There are those times, however, when an intruder from the past seems like the dead wife from "Inception" who keeps trying to trap herself in her your man's memory. The difference is that the ex is not a ghost, nor a memory from your man's guilty conscience a.k.a. "the Inception Ex" a.k.a. the "need for counseling issue", and she is not dead--as morbid as it sounds. In fact, the ex in question is alive and kicking, calling and calling...and effin' calling to the point where numbers must be changed. This is the quintessential-wanna-comeback-ex who tries to stake her claim because her ex man has now moved on and is seemingly content and serious about his new love.

When I started dating my honey, his ex, whom he was with for a few years, decided that it was time to start messaging him, calling him, texting him, emailing him to see what he was doing and with whom he had been doing it with. When all of her efforts were thwarted she began sending junk snail mail in her name to the condo. I mean this chick was relentless. She needed to get her point across by any means necessary. She was determined to have something to say, so I had to shut that down. Well, I tried but she kept pressing so he had to shut her down. His choice to do so was easy. I mean, he could have chosen to be "friends" with her but that would have meant not having me. That is not a game I play. Neither does he.

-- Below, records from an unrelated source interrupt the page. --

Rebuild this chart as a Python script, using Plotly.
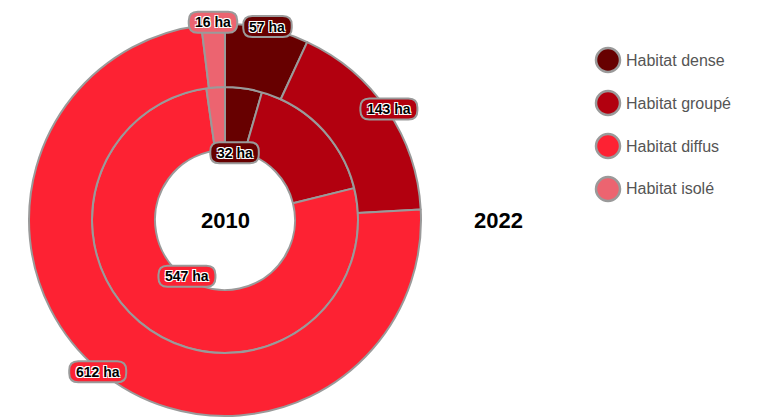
import math
import plotly.graph_objects as go

W, H = 769, 418
PAGE = 8  # body margin of the page around the figure

categories = ["Habitat dense", "Habitat groupé", "Habitat diffus", "Habitat isolé"]
colors = ["#670000", "#b2000f", "#fd2233", "#ec6470"]
values_2010 = [32, 119, 547, 16]
values_2022 = [57, 143, 612, 16]
# labels hidden in the original where they would overlap
shown_2010 = [True, False, True, False]
shown_2022 = [True, True, True, True]
unit = "ha"

# geometry in window pixels
cx, cy = 225, 220
r_outer, r_mid, r_hole = 196, 133, 70
border = "#9a9a9a"
font = "Liberation Sans, Arial, sans-serif"

FW, FH = W - PAGE, H - PAGE


def px_x(x):
    return (x - PAGE) / FW


def px_y(y):
    return 1 - (y - PAGE) / FH


def domain(r):
    return dict(x=[px_x(cx - r), px_x(cx + r)], y=[px_y(cy + r), px_y(cy - r)])


def mid_angles(values):
    total = sum(values)
    out, acc = [], 0
    for v in values:
        out.append((acc + v / 2) / total * 2 * math.pi)
        acc += v
    return out


def rounded_box(w, h, r):
    x0, x1, y0, y1 = -w / 2, w / 2, -h / 2, h / 2
    return (f"M{x0+r},{y0} L{x1-r},{y0} Q{x1},{y0} {x1},{y0+r} "
            f"L{x1},{y1-r} Q{x1},{y1} {x1-r},{y1} L{x0+r},{y1} "
            f"Q{x0},{y1} {x0},{y1-r} L{x0},{y0+r} Q{x0},{y0} {x0+r},{y0} Z")


fig = go.Figure()
for values, r, hole in [(values_2010, r_mid, r_hole / r_mid), (values_2022, r_outer, r_mid / r_outer)]:
    fig.add_trace(go.Pie(
        labels=categories, values=values, sort=False, direction="clockwise", rotation=0,
        domain=domain(r), hole=hole, textinfo="none", showlegend=False,
        marker=dict(colors=colors, line=dict(color=border, width=2)),
    ))

label_font = dict(family=font, size=14, color="black", weight="bold",
                  shadow="1px 1px 0 #fff, -1px -1px 0 #fff, 1px -1px 0 #fff, -1px 1px 0 #fff")

shapes, annotations = [], []
for values, shown, r in [(values_2010, shown_2010, 68), (values_2022, shown_2022, 198)]:
    for v, show, ang, col in zip(values, shown, mid_angles(values), colors):
        if not show:
            continue
        text = f"{v} {unit}"
        lx, ly = cx + r * math.sin(ang), cy - r * math.cos(ang)
        w = 8.5 * len(text) + 6
        shapes.append(dict(type="path", xref="paper", yref="paper", xsizemode="pixel", ysizemode="pixel",
                           xanchor=px_x(lx), yanchor=px_y(ly), path=rounded_box(w, 21, 9),
                           fillcolor=col, line=dict(color=border, width=2)))
        annotations.append(dict(x=px_x(lx), y=px_y(ly), xref="paper", yref="paper", text=text,
                                showarrow=False, font=label_font, xanchor="center", yanchor="middle"))

# year labels
for year, x in [("2010", cx), ("2022", 498)]:
    annotations.append(dict(x=px_x(x), y=px_y(cy), xref="paper", yref="paper", text=year, showarrow=False,
                            xanchor="center", yanchor="middle",
                            font=dict(family=font, size=22, color="black", weight="bold")))

# legend with round markers
for i, (name, col) in enumerate(zip(categories, colors)):
    y = 60 + 43 * i
    shapes.append(dict(type="circle", xref="paper", yref="paper", xsizemode="pixel", ysizemode="pixel",
                       xanchor=px_x(608), yanchor=px_y(y), x0=-12, x1=12, y0=-12, y1=12,
                       fillcolor=col, line=dict(color=border, width=2.5)))
    annotations.append(dict(x=px_x(624), y=px_y(y), xref="paper", yref="paper", text=name, showarrow=False,
                            xanchor="left", yanchor="middle", font=dict(family=font, size=16, color="#555555")))

fig.update_layout(
    width=FW, height=FH,
    margin=dict(l=0, r=0, t=0, b=0),
    paper_bgcolor="white", plot_bgcolor="white",
    shapes=shapes, annotations=annotations,
)
fig.write_html("out.html")
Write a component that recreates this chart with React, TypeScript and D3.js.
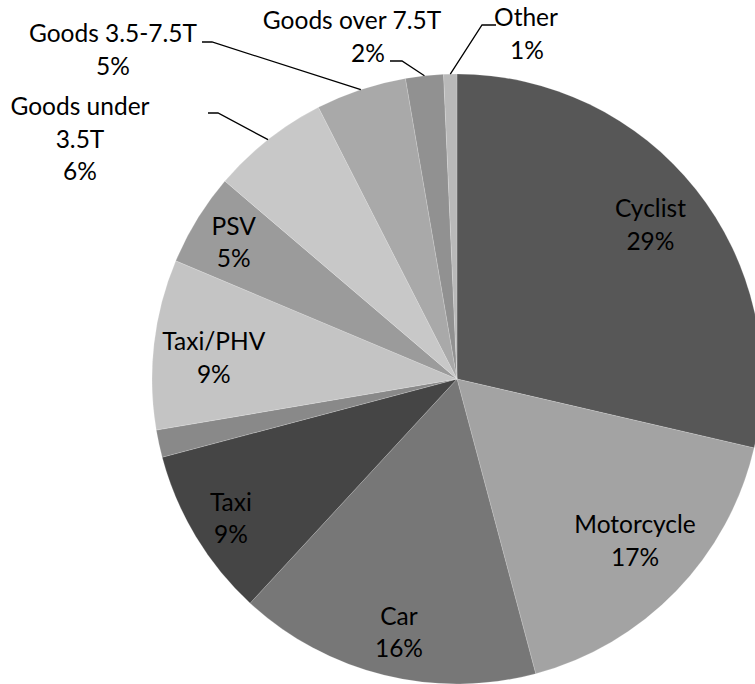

Exes are exes not brand new besties. Spare me the melodrama of how people can be close after they break up. That only works in network television or in the absence of a new significant love. When the person has said his or her good byes, with or without the so called needed closure, the ex is best left alone so that life can go on. There will be no comebacks under the guise of being friends because usually an ex wants to still wield whatever power he or she had in the first place. You know...some people's egos get boosted when they feel like they are the only one who has influence over a person. Depending on the length of time it takes for the person to move into a new relationship an ex may feel like he or she isn't ready to give up the control once possessed. He or she simply wanted a break up when they broke up but the intention was not for the other to move on...and move on to someone better. An ex lover, at times, may be delusional enough to believe he or she is the end-all-be-all to a person's life. "WRONG! WRONG!" : as Charlie Murphy said about thinking Rick James would change...lol. It doesn't work that way.

Exes are memories of experiences to learn, grow from, and then let go. Now this may be very hard for an ex to accept because he or she has to first have a realistic view of his or her own importance. When contemplating a break up people one may feel the other may not be able to continue on without the relationship but rarely is this the case. As a few old adages so eloquently state, "Men (and women) run like buses... there are other fish in the sea...nothing helps you forget old hurt like new hurt (lol)...and the beat goes on". In the case of the wanna comeback ex the knowledge in these expressions have not been internalized but has to be once the object of affection has appropriated the wisdom and bounced. Instead of calling it a comeback the ex needs to call it a move the hell on or a restraining order in extreme cases. Exes are exes for a reason; let them know.